Take every line from the first down to the line with "height=17.5pt, text depth=0pt]" and set it down exactly, without the pictures.
[START OF Provided records]
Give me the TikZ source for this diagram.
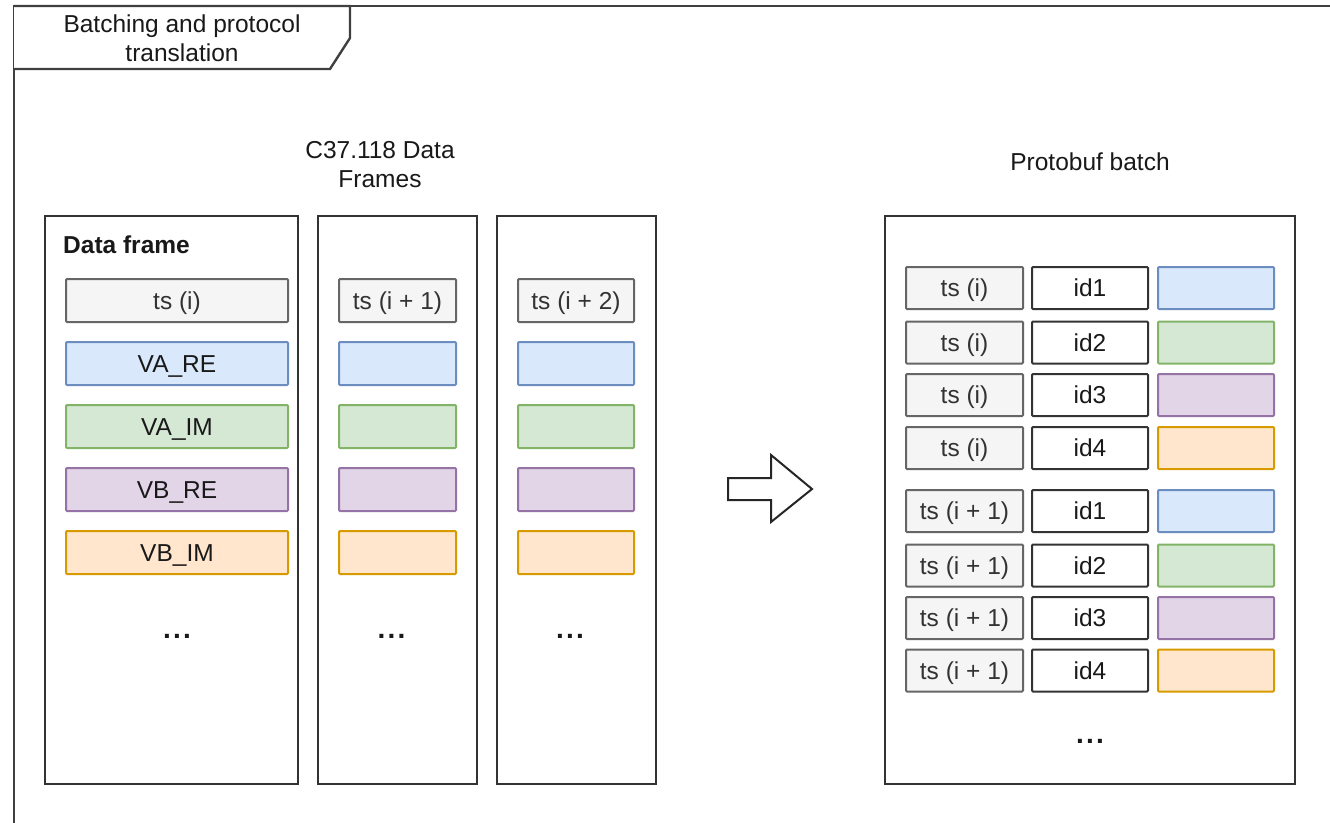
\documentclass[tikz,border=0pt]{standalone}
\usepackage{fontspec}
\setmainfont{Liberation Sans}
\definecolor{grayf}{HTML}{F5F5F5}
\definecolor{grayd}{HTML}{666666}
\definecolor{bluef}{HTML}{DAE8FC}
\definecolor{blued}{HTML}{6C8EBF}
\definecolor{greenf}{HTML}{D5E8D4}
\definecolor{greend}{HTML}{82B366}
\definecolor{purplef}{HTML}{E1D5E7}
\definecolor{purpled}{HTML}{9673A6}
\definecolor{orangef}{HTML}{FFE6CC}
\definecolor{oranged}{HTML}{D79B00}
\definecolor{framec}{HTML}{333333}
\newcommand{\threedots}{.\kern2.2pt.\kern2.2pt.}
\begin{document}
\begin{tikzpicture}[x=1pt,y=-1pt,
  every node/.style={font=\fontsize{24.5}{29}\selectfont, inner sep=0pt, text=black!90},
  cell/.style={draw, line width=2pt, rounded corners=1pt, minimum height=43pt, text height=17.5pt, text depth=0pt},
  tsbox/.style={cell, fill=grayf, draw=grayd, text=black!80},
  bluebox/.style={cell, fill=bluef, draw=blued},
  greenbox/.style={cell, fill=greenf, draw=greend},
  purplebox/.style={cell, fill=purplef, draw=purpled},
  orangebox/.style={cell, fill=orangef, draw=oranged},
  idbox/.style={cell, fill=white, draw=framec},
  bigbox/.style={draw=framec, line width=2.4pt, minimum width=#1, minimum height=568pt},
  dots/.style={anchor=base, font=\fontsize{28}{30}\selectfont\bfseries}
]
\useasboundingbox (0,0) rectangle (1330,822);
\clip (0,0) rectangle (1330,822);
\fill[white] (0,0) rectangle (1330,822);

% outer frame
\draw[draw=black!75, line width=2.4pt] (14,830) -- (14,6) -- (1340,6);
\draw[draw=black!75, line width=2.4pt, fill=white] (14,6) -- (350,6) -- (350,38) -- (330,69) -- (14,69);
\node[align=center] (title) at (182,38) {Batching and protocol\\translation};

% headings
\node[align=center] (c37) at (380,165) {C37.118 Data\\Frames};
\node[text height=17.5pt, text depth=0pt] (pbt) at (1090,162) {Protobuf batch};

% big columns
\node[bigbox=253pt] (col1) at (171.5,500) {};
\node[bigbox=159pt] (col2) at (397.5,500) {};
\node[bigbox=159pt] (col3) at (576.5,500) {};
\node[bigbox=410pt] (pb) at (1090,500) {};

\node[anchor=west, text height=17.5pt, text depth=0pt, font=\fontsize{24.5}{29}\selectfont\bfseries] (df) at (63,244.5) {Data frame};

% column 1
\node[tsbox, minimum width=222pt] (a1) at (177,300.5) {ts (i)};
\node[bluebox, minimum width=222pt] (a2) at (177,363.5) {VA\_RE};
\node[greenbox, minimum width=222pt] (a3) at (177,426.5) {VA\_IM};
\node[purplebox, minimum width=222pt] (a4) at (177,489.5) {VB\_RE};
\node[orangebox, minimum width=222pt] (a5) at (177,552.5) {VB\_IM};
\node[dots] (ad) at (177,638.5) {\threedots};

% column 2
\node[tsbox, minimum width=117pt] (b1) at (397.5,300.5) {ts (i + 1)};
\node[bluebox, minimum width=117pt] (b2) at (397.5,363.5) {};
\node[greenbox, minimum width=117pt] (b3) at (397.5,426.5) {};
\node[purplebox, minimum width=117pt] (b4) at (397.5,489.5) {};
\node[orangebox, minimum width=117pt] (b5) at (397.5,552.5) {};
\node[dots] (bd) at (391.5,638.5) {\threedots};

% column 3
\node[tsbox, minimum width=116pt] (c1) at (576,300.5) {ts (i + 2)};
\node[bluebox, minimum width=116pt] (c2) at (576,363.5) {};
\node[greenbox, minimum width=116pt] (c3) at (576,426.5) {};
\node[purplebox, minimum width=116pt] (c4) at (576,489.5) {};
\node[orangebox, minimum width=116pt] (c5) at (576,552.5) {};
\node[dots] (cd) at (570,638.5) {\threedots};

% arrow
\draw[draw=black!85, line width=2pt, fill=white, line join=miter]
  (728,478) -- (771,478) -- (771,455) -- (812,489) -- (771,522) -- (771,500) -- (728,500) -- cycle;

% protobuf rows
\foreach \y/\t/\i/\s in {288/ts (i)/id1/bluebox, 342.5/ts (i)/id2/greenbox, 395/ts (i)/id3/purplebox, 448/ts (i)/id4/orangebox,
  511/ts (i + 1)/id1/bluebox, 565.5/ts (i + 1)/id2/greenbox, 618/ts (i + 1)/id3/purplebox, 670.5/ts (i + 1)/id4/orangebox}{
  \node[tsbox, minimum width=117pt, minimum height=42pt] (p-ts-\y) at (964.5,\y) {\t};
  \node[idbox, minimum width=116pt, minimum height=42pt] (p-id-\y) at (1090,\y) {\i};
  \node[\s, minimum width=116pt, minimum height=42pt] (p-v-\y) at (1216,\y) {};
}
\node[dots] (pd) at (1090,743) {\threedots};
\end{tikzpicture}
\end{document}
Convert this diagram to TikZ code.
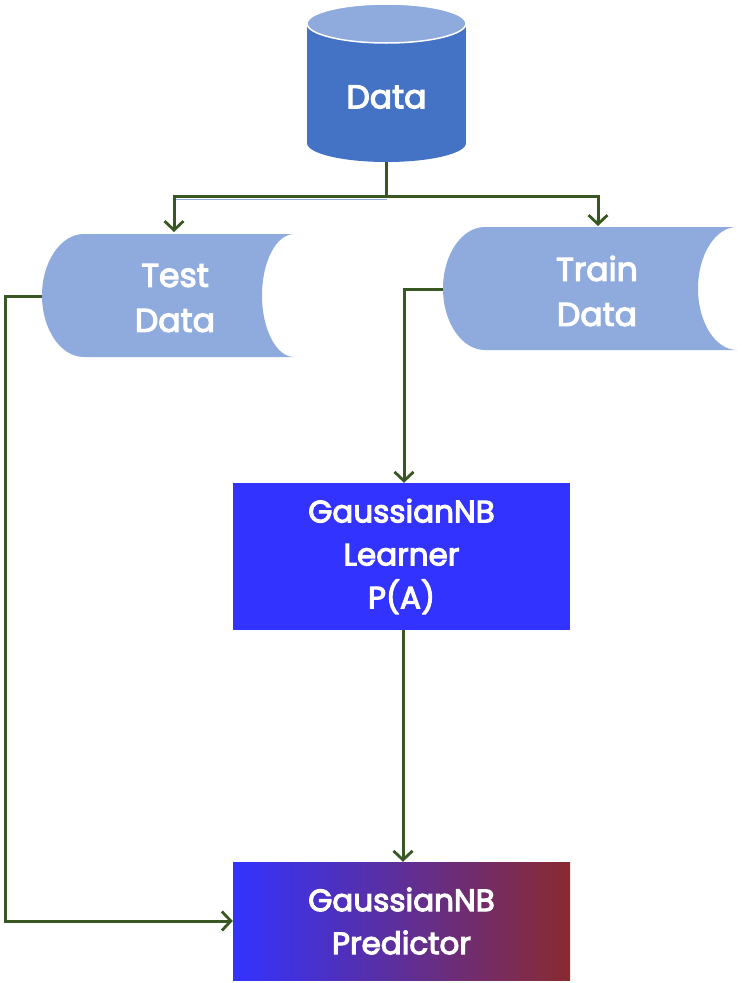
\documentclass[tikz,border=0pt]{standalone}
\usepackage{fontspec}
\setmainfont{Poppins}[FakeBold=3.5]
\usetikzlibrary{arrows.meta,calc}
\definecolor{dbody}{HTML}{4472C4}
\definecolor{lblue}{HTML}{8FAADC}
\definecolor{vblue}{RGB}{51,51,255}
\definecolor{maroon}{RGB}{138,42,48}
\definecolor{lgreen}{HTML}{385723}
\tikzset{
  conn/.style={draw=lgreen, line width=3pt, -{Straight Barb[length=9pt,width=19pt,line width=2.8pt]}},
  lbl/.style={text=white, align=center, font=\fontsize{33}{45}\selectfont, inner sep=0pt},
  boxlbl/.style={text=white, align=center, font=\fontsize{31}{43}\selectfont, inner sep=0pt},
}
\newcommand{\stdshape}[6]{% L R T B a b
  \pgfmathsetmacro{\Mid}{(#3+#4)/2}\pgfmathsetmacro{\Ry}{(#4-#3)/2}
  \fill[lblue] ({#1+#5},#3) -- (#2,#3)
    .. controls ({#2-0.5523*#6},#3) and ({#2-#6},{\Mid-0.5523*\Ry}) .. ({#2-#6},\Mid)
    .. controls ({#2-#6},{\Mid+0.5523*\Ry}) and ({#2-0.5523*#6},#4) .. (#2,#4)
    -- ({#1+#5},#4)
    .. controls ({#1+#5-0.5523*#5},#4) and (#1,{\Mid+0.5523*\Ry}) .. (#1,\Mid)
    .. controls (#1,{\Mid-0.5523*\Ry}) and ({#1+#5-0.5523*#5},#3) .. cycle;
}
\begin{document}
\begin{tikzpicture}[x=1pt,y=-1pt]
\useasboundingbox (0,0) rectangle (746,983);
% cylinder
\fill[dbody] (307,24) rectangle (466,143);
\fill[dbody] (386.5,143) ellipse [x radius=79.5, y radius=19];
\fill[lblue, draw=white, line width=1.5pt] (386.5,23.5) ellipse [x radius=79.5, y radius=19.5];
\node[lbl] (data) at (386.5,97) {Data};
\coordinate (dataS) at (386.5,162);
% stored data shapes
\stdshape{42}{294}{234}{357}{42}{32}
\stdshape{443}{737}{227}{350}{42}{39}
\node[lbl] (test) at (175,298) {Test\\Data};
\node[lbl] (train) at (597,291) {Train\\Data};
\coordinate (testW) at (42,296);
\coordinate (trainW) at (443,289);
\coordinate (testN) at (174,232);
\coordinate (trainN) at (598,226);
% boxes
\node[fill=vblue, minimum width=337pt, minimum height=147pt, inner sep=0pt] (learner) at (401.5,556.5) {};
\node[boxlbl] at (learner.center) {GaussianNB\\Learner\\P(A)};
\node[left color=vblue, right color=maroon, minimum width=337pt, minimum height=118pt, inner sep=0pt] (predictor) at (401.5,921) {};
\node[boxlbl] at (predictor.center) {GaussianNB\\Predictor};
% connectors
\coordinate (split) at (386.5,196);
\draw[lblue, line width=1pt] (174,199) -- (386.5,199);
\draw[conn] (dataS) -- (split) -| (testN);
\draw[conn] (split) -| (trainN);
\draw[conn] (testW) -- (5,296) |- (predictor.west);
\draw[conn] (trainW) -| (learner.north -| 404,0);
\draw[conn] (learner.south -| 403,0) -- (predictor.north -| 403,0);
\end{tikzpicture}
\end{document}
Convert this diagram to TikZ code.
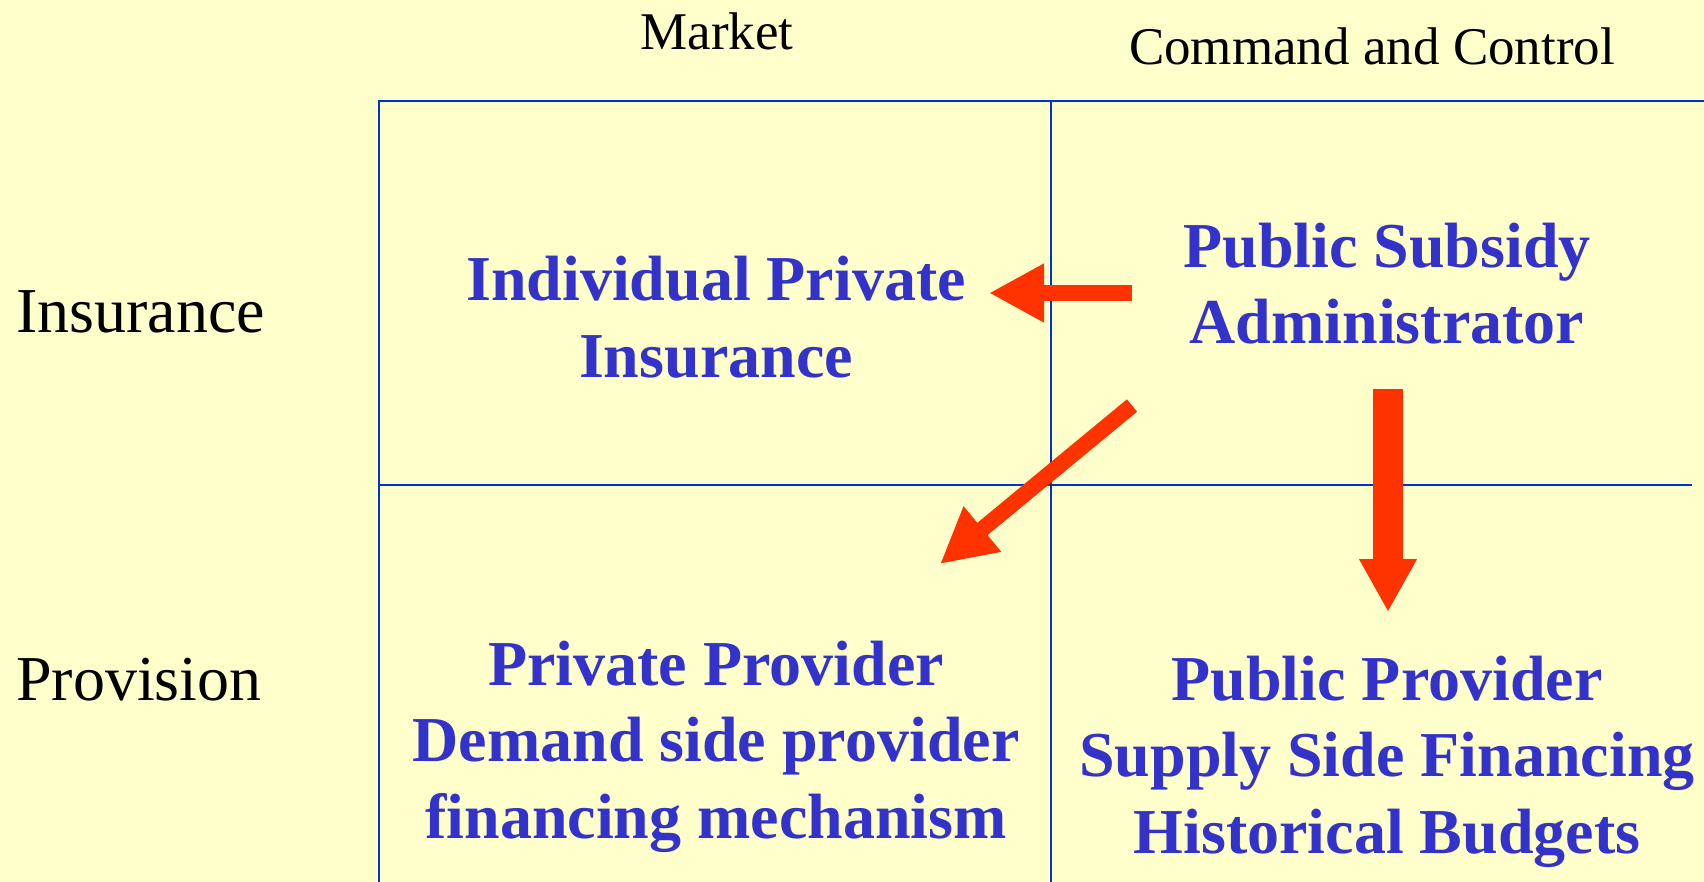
[END OF Provided records]
Full response
Give me the TikZ source for this diagram.
\documentclass[tikz,border=0pt]{standalone}
\usepackage{fontspec}
\setmainfont{Liberation Sans}
\definecolor{grayf}{HTML}{F5F5F5}
\definecolor{grayd}{HTML}{666666}
\definecolor{bluef}{HTML}{DAE8FC}
\definecolor{blued}{HTML}{6C8EBF}
\definecolor{greenf}{HTML}{D5E8D4}
\definecolor{greend}{HTML}{82B366}
\definecolor{purplef}{HTML}{E1D5E7}
\definecolor{purpled}{HTML}{9673A6}
\definecolor{orangef}{HTML}{FFE6CC}
\definecolor{oranged}{HTML}{D79B00}
\definecolor{framec}{HTML}{333333}
\newcommand{\threedots}{.\kern2.2pt.\kern2.2pt.}
\begin{document}
\begin{tikzpicture}[x=1pt,y=-1pt,
  every node/.style={font=\fontsize{24.5}{29}\selectfont, inner sep=0pt, text=black!90},
  cell/.style={draw, line width=2pt, rounded corners=1pt, minimum height=43pt, text height=17.5pt, text depth=0pt},
  tsbox/.style={cell, fill=grayf, draw=grayd, text=black!80},
  bluebox/.style={cell, fill=bluef, draw=blued},
  greenbox/.style={cell, fill=greenf, draw=greend},
  purplebox/.style={cell, fill=purplef, draw=purpled},
  orangebox/.style={cell, fill=orangef, draw=oranged},
  idbox/.style={cell, fill=white, draw=framec},
  bigbox/.style={draw=framec, line width=2.4pt, minimum width=#1, minimum height=568pt},
  dots/.style={anchor=base, font=\fontsize{28}{30}\selectfont\bfseries}
]
\useasboundingbox (0,0) rectangle (1330,822);
\clip (0,0) rectangle (1330,822);
\fill[white] (0,0) rectangle (1330,822);

% outer frame
\draw[draw=black!75, line width=2.4pt] (14,830) -- (14,6) -- (1340,6);
\draw[draw=black!75, line width=2.4pt, fill=white] (14,6) -- (350,6) -- (350,38) -- (330,69) -- (14,69);
\node[align=center] (title) at (182,38) {Batching and protocol\\translation};

% headings
\node[align=center] (c37) at (380,165) {C37.118 Data\\Frames};
\node[text height=17.5pt, text depth=0pt] (pbt) at (1090,162) {Protobuf batch};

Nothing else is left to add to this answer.